McDonald v. Henderson , 250 S.W. 463 ( 1923 )

  • We have carefully considered the various propositions presented by appellant, and, having reached the conclusion that no grounds for reversal are shown, dispose of these propositions by a general statement of our conclusions.

    The petition, in our opinion, presented a good cause of action for aggravated assault (articles 1008 and 1022, Penal Code) and false imprisonment (Penal Code, art. 1039; 11 R.C.L. p. 793, § 5; 25 C.J. pp. 452-455). The allegations of detention of the plaintiff, at the point of a gun, until the arrival of officers, for whom defendant sent, certainly made a case of false imprisonment. The officers, in taking the plaintiff to Memphis, without warrant of arrest and no excuse for arrest without warrant, continued the false imprisonment, and as this action was at defendant's instance he was also responsible therefor. Taylor v. Hearn,63 Tex. Civ. App. 333, 133 S.W. 301; 25 C.J. 469.

    The fact that no physical hurt was inflicted on the plaintiff is no reason for denying recovery of reasonable compensation for mental suffering, of which humiliation, shame, fright, etc., are elements to be considered. 25 C.J. pp. 559, 560; Gold v. Campbell, 54 Tex. Civ. App. 269,117 S.W. 468; Hays v. Creary, 60 Tex. 445; 11 R.C.L. p. 819, § 34.
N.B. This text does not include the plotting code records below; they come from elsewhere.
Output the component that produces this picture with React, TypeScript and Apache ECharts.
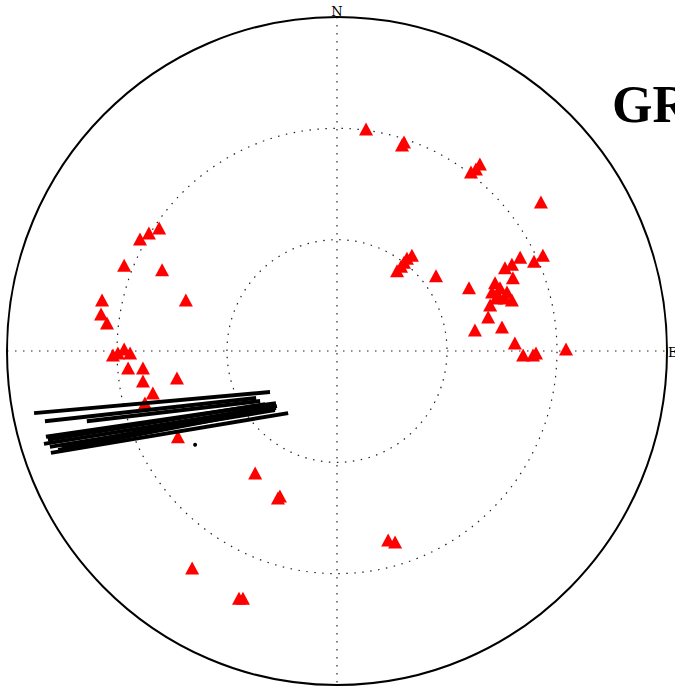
import React, { useEffect, useRef } from "react";
import * as echarts from "echarts";

// Poles plotted on the projection net, in unit-disk coordinates (x = east, y = north).
const poleX = [
  0.088, 0.197, 0.203, 0.406, 0.421, 0.433, 0.618,
  0.182, 0.194, 0.203, 0.212, 0.227, 0.300, 0.400,
  0.509, 0.530, 0.555, 0.597, 0.624, 0.479, 0.533,
  0.470, 0.488, 0.509, 0.530, 0.464, 0.458, 0.418,
  0.500, 0.539, 0.564, 0.594, 0.603, 0.694, 0.494,
  0.515, 0.482,
  -0.539, -0.570, -0.597, -0.645, -0.530, -0.712, -0.715,
  -0.697, -0.458, -0.679, -0.664, -0.645, -0.627, -0.633,
  -0.588, -0.588, -0.558, -0.485, -0.582, -0.482,
  -0.248, -0.173, -0.179, -0.439, -0.297, -0.285, 0.155, 0.176,
];
const poleY = [
  0.665, 0.617, 0.626, 0.536, 0.545, 0.560, 0.446,
  0.240, 0.254, 0.266, 0.278, 0.287, 0.225, 0.189,
  0.249, 0.260, 0.281, 0.269, 0.287, 0.204, 0.219,
  0.177, 0.168, 0.159, 0.153, 0.138, 0.102, 0.063,
  0.072, 0.024, -0.012, -0.012, -0.006, 0.006, 0.189,
  0.177, 0.159,
  0.368, 0.353, 0.335, 0.257, 0.243, 0.153, 0.111,
  0.084, 0.153, -0.012, -0.006, 0.006, -0.006, -0.051,
  -0.051, -0.090, -0.126, -0.081, -0.156, -0.257,
  -0.365, -0.434, -0.440, -0.650, -0.740, -0.740, -0.566, -0.572,
];

// Traces: start and end points of each segment.
const traceStartX = [-0.918, -0.885, -0.758, -0.882, -0.888, -0.870, -0.867, -0.845, -0.833, -0.876];
const traceStartY = [-0.186, -0.210, -0.210, -0.257, -0.278, -0.287, -0.305, -0.296, -0.287, -0.266];
const traceEndX = [-0.203, -0.245, -0.233, -0.185, -0.182, -0.188, -0.148, -0.185, -0.203, -0.218];
const traceEndY = [-0.123, -0.141, -0.150, -0.156, -0.165, -0.177, -0.186, -0.171, -0.165, -0.159];

// Single marked point.
const markX = [-0.43];
const markY = [-0.281];

// Reference circles as fractions of the net radius.
const ringFractions = [1 / 3, 2 / 3];

const compassLabels = ["N", "E"];
const titleText = "GR";

export default function App() {
  const ref = useRef<HTMLDivElement>(null);

  useEffect(() => {
    if (!ref.current) return;
    const chart = echarts.init(ref.current, undefined, { renderer: "svg" });

    const poles = poleX.map((x, i) => [x, poleY[i]]);
    const traces = traceStartX.map((x, i) => ({
      coords: [
        [x, traceStartY[i]],
        [traceEndX[i], traceEndY[i]],
      ],
    }));
    const marks = markX.map((x, i) => [x, markY[i]]);

    const dotted = {
      stroke: "#222",
      lineWidth: 1.2,
      lineDash: [1.5, 6.5],
      fill: "none",
    };

    chart.setOption({
      animation: false,
      backgroundColor: "#fff",
      grid: { left: 7, top: 17, width: 660, height: 668 },
      xAxis: { type: "value", min: -1, max: 1, show: false },
      yAxis: { type: "value", min: -1, max: 1, show: false },
      graphic: [
        {
          type: "text",
          left: 612,
          top: 78,
          z: 10,
          style: {
            text: titleText,
            fontSize: 52,
            fontWeight: "bold",
            fontFamily: "'Liberation Serif', serif",
            fill: "#000",
          },
        },
      ],
      series: [
        {
          type: "custom",
          z: 1,
          silent: true,
          data: [[0, 0]],
          renderItem: (_params: any, api: any) => {
            const c = api.coord([0, 0]);
            const s = api.size([1, 1]);
            const rx = s[0];
            const ry = s[1];
            const children: any[] = [];
            ringFractions.forEach((f) => {
              children.push({
                type: "ellipse",
                shape: { cx: c[0], cy: c[1], rx: rx * f, ry: ry * f },
                style: dotted,
              });
            });
            children.push({
              type: "line",
              shape: { x1: c[0] - rx, y1: c[1], x2: c[0] + rx, y2: c[1] },
              style: dotted,
            });
            children.push({
              type: "line",
              shape: { x1: c[0], y1: c[1] - ry, x2: c[0], y2: c[1] + ry },
              style: dotted,
            });
            children.push({
              type: "ellipse",
              shape: { cx: c[0], cy: c[1], rx, ry },
              style: { stroke: "#000", lineWidth: 2, fill: "none" },
            });
            children.push({
              type: "text",
              x: c[0],
              y: c[1] - ry - 6,
              style: {
                text: compassLabels[0],
                align: "center",
                verticalAlign: "middle",
                fontSize: 13,
                fontFamily: "'DejaVu Serif', serif",
                fill: "#000",
              },
            });
            children.push({
              type: "text",
              x: c[0] + rx + 1,
              y: c[1] + 1,
              style: {
                text: compassLabels[1],
                align: "left",
                verticalAlign: "middle",
                fontSize: 13,
                fontFamily: "'DejaVu Serif', serif",
                fill: "#000",
              },
            });
            return { type: "group", children };
          },
        },
        {
          type: "scatter",
          z: 2,
          symbol: "triangle",
          symbolSize: [14, 13],
          itemStyle: { color: "#ff0000", opacity: 1 },
          data: poles,
        },
        {
          type: "lines",
          coordinateSystem: "cartesian2d",
          z: 3,
          lineStyle: { color: "#000", width: 4, opacity: 1, curveness: 0 },
          data: traces,
        },
        {
          type: "scatter",
          z: 4,
          symbol: "circle",
          symbolSize: 4,
          itemStyle: { color: "#000", opacity: 1 },
          data: marks,
        },
      ],
    });

    return () => chart.dispose();
  }, []);

  return (
    <div
      ref={ref}
      style={{ position: "fixed", left: 0, top: 0, width: 675, height: 692 }}
    />
  );
}
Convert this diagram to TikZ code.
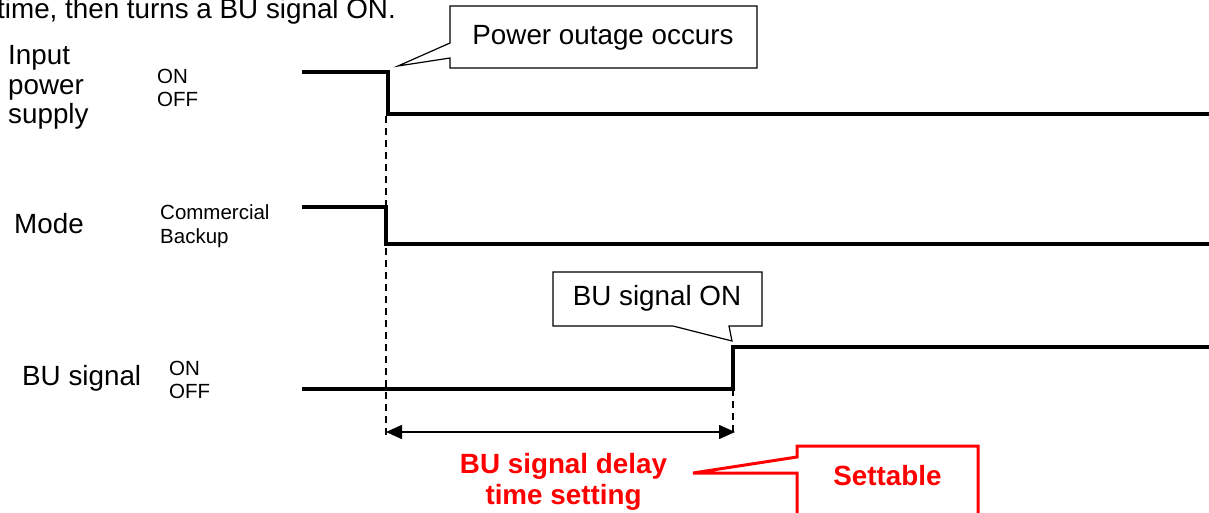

    The plaintiff, as another element of damage, was entitled to recover the reasonable expenses incurred in freeing himself from the false imprisonment. Gold v. Campbell, 54 Tex. Civ. App. 269, 117 S.W. 468; 25 C.J. 558, § 173.

    We think the petition sufficient in the allegation of $2.50 automobile expense in going to and returning from Memphis, but *Page 464 doubt the sufficiency of the allegation as to the $25 attorney fees. However the exceptions urged were to both of these items and the allegations being sufficient as to one there was no error in overruling them. Weatherford Railway Co. v. Granger, 85 Tex. 574, 22 S.W. 959; Zeiger v. Woodson (Tex. Civ. App.) 202 S.W. 166, 168, 169. The allegations and proof are also sufficient to warrant recovery of exemplary damages. Gold v. Campbell, supra; 25 C.J. p. 563.

    The evidence, in our opinion, would have justified a peremptory instruction for the plaintiff on the issue of liability, leaving the jury only to determine the amount of the damage. For this reason any error in the refusal of defendant's requested charges on the issue of liability was harmless. While the two issues of damage might have well been combined and submitted as one issue under proper instructions, we think it apparent that different elements of damage were submitted and found by the jury, and that there was no double recovery. The facts would have warranted the assessment of plaintiff's damages at a much larger amount than he recovered on verdict of the jury.